Prayer is a Very Confusing Thing

We pray and nothing happens. Sometimes it gets worse. We bring our full heart and good intentions to the issue and find ourselves getting shut down. Is God hearing it wrong, or is He hearing it at all? 

PrayerWe pray for our health, our job, our family, our friends, our money. If we’re “a good Christian” we pray for other people and their health, job, family, friends, and money. We pray against bad things happening to us like getting robbed by bad guys, or traffic accidents, or being impacted by violent weather storms, or ironically, other natural acts of God.

We think we got it covered and believe and hope that God hears us and delivers on our requests.

Then the hammer hits and we lose our health, our job, our family, our friends, and our money, either some or most of it. Or we hear that our friends lost their health, job, family, etc.

You get the picture.

It’s enough to take the luster off this whole God-thing. Either He comes through or He doesn’t. Sometimes we get a taste of the sublime; most times it seems that it’s all a big tease and a shot in the dark. While the romantic in us may agree with the 1960’s song that Love is a Many Splendored Thing, the pragmatic well-intentioned Christian may become disillusioned with prayer or at least agree that Prayer is a Very Confusing Thing!

What Did Jesus Do?
Jesus prayed. All the time. Constantly and before He took action on everyday matters he rose early and found secluded places (Matthew 14:22-23, Mark 1:35, Luke 5:15-16, 6:12 to cite a few verses.) You can bet that these were not petitioning prayers requesting comforts and privilege; but rather alignment with the will of God the Father.
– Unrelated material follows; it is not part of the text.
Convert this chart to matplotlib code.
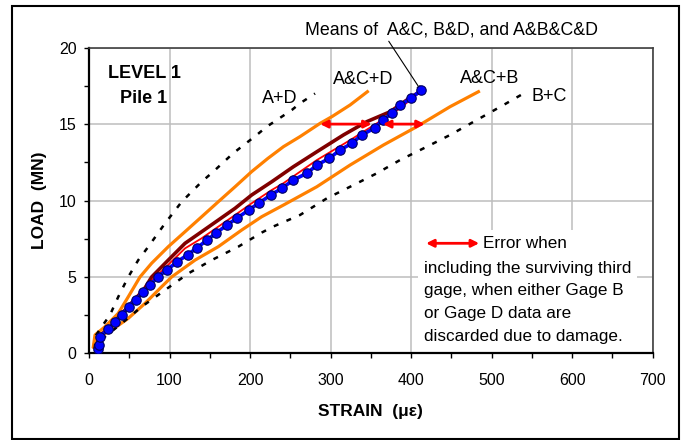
import matplotlib
matplotlib.use("Agg")
import matplotlib.pyplot as plt
from matplotlib.patches import Rectangle
from matplotlib.ticker import MultipleLocator

plt.rcParams['font.family'] = ['Liberation Sans', 'DejaVu Sans']

# ---- data (strain in microstrain, load in MN) ----
mean_all_x = [10.8, 12.4, 13.7, 24, 32.3, 40.6, 49.3, 58, 67.5, 76, 85.7, 97.3, 109.7, 122.6,
              134.2, 146.6, 157.8, 171.4, 184.3, 198.4, 211.2, 225.7, 239.4, 253.8, 270.4,
              283.6, 298.5, 311.5, 326.3, 338.8, 355, 364.8, 376, 386.3, 399.6, 412.4]
mean_all_y = [0.26, 0.54, 1.09, 1.57, 2.07, 2.5, 3.05, 3.5, 4.03, 4.47, 5.02, 5.47, 6.0, 6.45,
              6.91, 7.41, 7.87, 8.4, 8.86, 9.38, 9.84, 10.36, 10.8, 11.34, 11.78,
              12.34, 12.76, 13.3, 13.74, 14.29, 14.75, 15.27, 15.7, 16.23, 16.69, 17.2]

mean_ac_x = [10, 12, 24, 40, 58, 68, 77.9, 98.5, 119.3, 140, 160.6, 181.4, 202, 227, 253.8,
             282.9, 316, 345, 374, 394.7, 413]
mean_ac_y = [0.3, 1.1, 1.6, 2.55, 3.6, 4.15, 5.0, 6.1, 7.2, 7.96, 8.72, 9.49, 10.36, 11.23, 12.21,
             13.19, 14.29, 15.16, 15.81, 16.58, 17.2]

mean_bd_x = [10, 12, 24, 40, 58, 68, 78, 98.5, 119.3, 140, 160.6, 181.4, 202, 227, 241.4,
             283, 324.2, 357.4, 386.3, 413]
mean_bd_y = [0.3, 1.1, 1.57, 2.52, 3.55, 4.1, 4.75, 5.8, 6.87, 7.53, 8.29, 9.05, 9.82, 10.69, 11.13,
             12.65, 13.95, 15.05, 16.03, 17.2]

acd_x = [5.4, 7.5, 19.9, 36.4, 48.8, 63.4, 77.9, 98.5, 119.3, 140, 160.6, 181.4, 202, 222,
         241.4, 262, 287, 302, 324.2, 345.7]
acd_y = [0.43, 1.2, 1.74, 2.62, 3.7, 5.0, 5.9, 6.98, 7.96, 8.94, 9.92, 10.9, 11.89, 12.75,
         13.52, 14.18, 15.05, 15.5, 16.25, 17.12]

acb_x = [6, 8, 11.6, 28.2, 48.8, 69.6, 90.3, 102.7, 131.7, 160.6, 189.7, 214.5, 241.4, 282.9,
         324.2, 365.6, 407, 448.4, 483.6]
acb_y = [0.4, 1.0, 1.09, 1.52, 2.29, 3.27, 4.36, 5.0, 6.1, 6.98, 8.07, 8.94, 9.7, 10.9,
         12.32, 13.63, 14.83, 16.14, 17.12]

ad_x = [7, 9, 15.8, 26, 36.4, 48.8, 61.2, 73.7, 94.4, 115.2, 140, 154.4, 179, 208.3, 220.7,
        251.8, 262, 280.7]
ad_y = [0.3, 1.2, 1.74, 2.5, 3.7, 5.0, 6.1, 6.98, 8.5, 9.92, 11.23, 11.89, 13.09, 14.29, 14.83,
        15.92, 16.36, 17.0]

bc_x = [8, 12, 19.9, 40.6, 65.5, 94.4, 123.4, 152.4, 185.5, 214.5, 229, 262, 295.3, 324.2,
        357.4, 386.3, 419.5, 448.4, 481.6, 514.7, 539.5]
bc_y = [0.3, 1.0, 1.09, 1.96, 3.05, 4.14, 5.23, 6.1, 6.98, 7.9, 8.3, 9.05, 10.14, 10.9,
        11.78, 12.65, 13.52, 14.29, 15.27, 16.25, 17.0]

# error spans at 15 MN
err_load = 15.0
err_left = (287, 351)
err_right = (365, 417)

x_ticks = [0, 100, 200, 300, 400, 500, 600, 700]
y_ticks = [0, 5, 10, 15, 20]

# ---- figure ----
fig = plt.figure(figsize=(6.86, 4.4), dpi=100)
ax = fig.add_axes([0.1297, 0.197, 0.8218, 0.6946])

orange = '#FF8000'
ax.plot(acd_x, acd_y, color=orange, lw=2.3, zorder=2)
ax.plot(acb_x, acb_y, color=orange, lw=2.3, zorder=2)
ax.plot(ad_x, ad_y, color='black', lw=1.8, linestyle=(0, (2, 3.5)), zorder=2)
ax.plot(bc_x, bc_y, color='black', lw=1.8, linestyle=(0, (2, 3.5)), zorder=2)
ax.plot(mean_ac_x, mean_ac_y, color='#800000', lw=2.6, zorder=3)
ax.plot(mean_bd_x, mean_bd_y, color='#FF0000', lw=1.3, zorder=3.5)
ax.plot(mean_all_x, mean_all_y, color='#0000FF', lw=2.6, marker='o', ms=6.8,
        mfc='#0000FF', mec='#000060', mew=0.8, zorder=4)

arrow_kw = dict(arrowstyle='<|-|>', color='#FF0000', lw=2.0, mutation_scale=11,
                shrinkA=0, shrinkB=0)
ax.annotate('', xy=(err_left[0], err_load), xytext=(err_left[1], err_load),
            arrowprops=arrow_kw, zorder=5)
ax.annotate('', xy=(err_right[0], err_load), xytext=(err_right[1], err_load),
            arrowprops=arrow_kw, zorder=5)

# axes styling
ax.set_xlim(0, 700)
ax.set_ylim(0, 20)
ax.set_xticks(x_ticks)
ax.set_yticks(y_ticks)
ax.xaxis.set_minor_locator(MultipleLocator(50))
ax.yaxis.set_minor_locator(MultipleLocator(2.5))
ax.set_axisbelow(True)
ax.grid(True, which='major', color='#BDBDBD', lw=1.1)
ax.tick_params(which='both', direction='out', length=3.5, width=1.0, color='black')
ax.tick_params(axis='x', which='major', labelsize=11.5, pad=10.5)
ax.tick_params(axis='y', which='major', labelsize=11.5, pad=5.5)
for side in ('left', 'bottom'):
    ax.spines[side].set_color('black')
    ax.spines[side].set_linewidth(1.6)
for side in ('top', 'right'):
    ax.spines[side].set_color('#404040')
    ax.spines[side].set_linewidth(1.2)

ax.set_xlabel('STRAIN  (\u03bc\u03b5)', fontsize=12.5, fontweight='bold', va='center')
ax.xaxis.set_label_coords(0.4985, -0.189)
ax.set_ylabel('LOAD  (MN)', fontsize=12.5, fontweight='bold', va='center')
ax.yaxis.set_label_coords(-0.087, 0.502)

# white box behind the note
ax.add_patch(Rectangle((408.7, 0), 272, 8.07, facecolor='white', edgecolor='none', zorder=1))

# text labels
ax.text(68.3, 18.34, 'LEVEL 1', fontsize=13, fontweight='bold', ha='center', va='center')
ax.text(68.3, 16.7, 'Pile 1', fontsize=13, fontweight='bold', ha='center', va='center')
ax.text(237.3, 16.7, 'A+D', fontsize=13, ha='center', va='center')
ax.text(341, 17.9, 'A&C+D', fontsize=13, ha='center', va='center')
ax.text(498, 18.0, 'A&C+B', fontsize=13, ha='center', va='center')
ax.text(571, 16.8, 'B+C', fontsize=13, ha='center', va='center')

ax.annotate('Means of  A&C, B&D, and A&B&C&D', xy=(mean_all_x[-1], mean_all_y[-1]),
            xytext=(450, 21.16), fontsize=12.8, ha='center', va='center',
            annotation_clip=False,
            arrowprops=dict(arrowstyle='-|>', color='black', lw=0.8, mutation_scale=6,
                            shrinkA=0, shrinkB=0, relpos=(0.28, 0.0)))

ax.annotate('', xy=(418.6, 7.2), xytext=(484.5, 7.2), arrowprops=arrow_kw, zorder=5)
ax.text(489.4, 7.2, 'Error when', fontsize=12.3, ha='left', va='center')
note_lines = ['including the surviving third',
              'gage, when either Gage B',
              'or Gage D data are',
              'discarded due to damage.']
for i, line in enumerate(note_lines):
    ax.text(416, 5.58 - i * 1.49, line, fontsize=12.3, ha='left', va='center')

# outer frame
fig.patches.append(Rectangle((0.0175, 0.0023), 0.9723, 0.9837, transform=fig.transFigure,
                             fill=False, edgecolor='black', lw=1.5))

fig.savefig('out.png', dpi=100)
In a sense He was seeking His daily marching orders. He followed directions and stayed obedient unto death, which was the mission. As fully human, fully God, he modeled the life of a perfectly obedient, direction-following human.

What Did Paul Do? 
While Jesus was perfect in all aspects of human behavior and a lifelong walk with God the Father, Paul by contrast is an amazing role model of one far-fallen who was transformed to a mighty model of Christ-likeness and Spirit-led living. Paul’s conversion experience (see Acts 9:1-19) changed him permanently. He never wavered from that moment on the ground he literally “saw the light.” Paul’s letters in the New Testament overflow with unbridled love and graciousness for his target audience, praying unceasingly and expectantly for the full outpouring of God’s grace and spirit. He sought not just salvation but for the power of heaven through intercessory prayer to transform the hearts and minds of his converts in Christ Jesus. (Acts 9:11, 1 Corinthians 1:4-5, Colossians 1:3-9.)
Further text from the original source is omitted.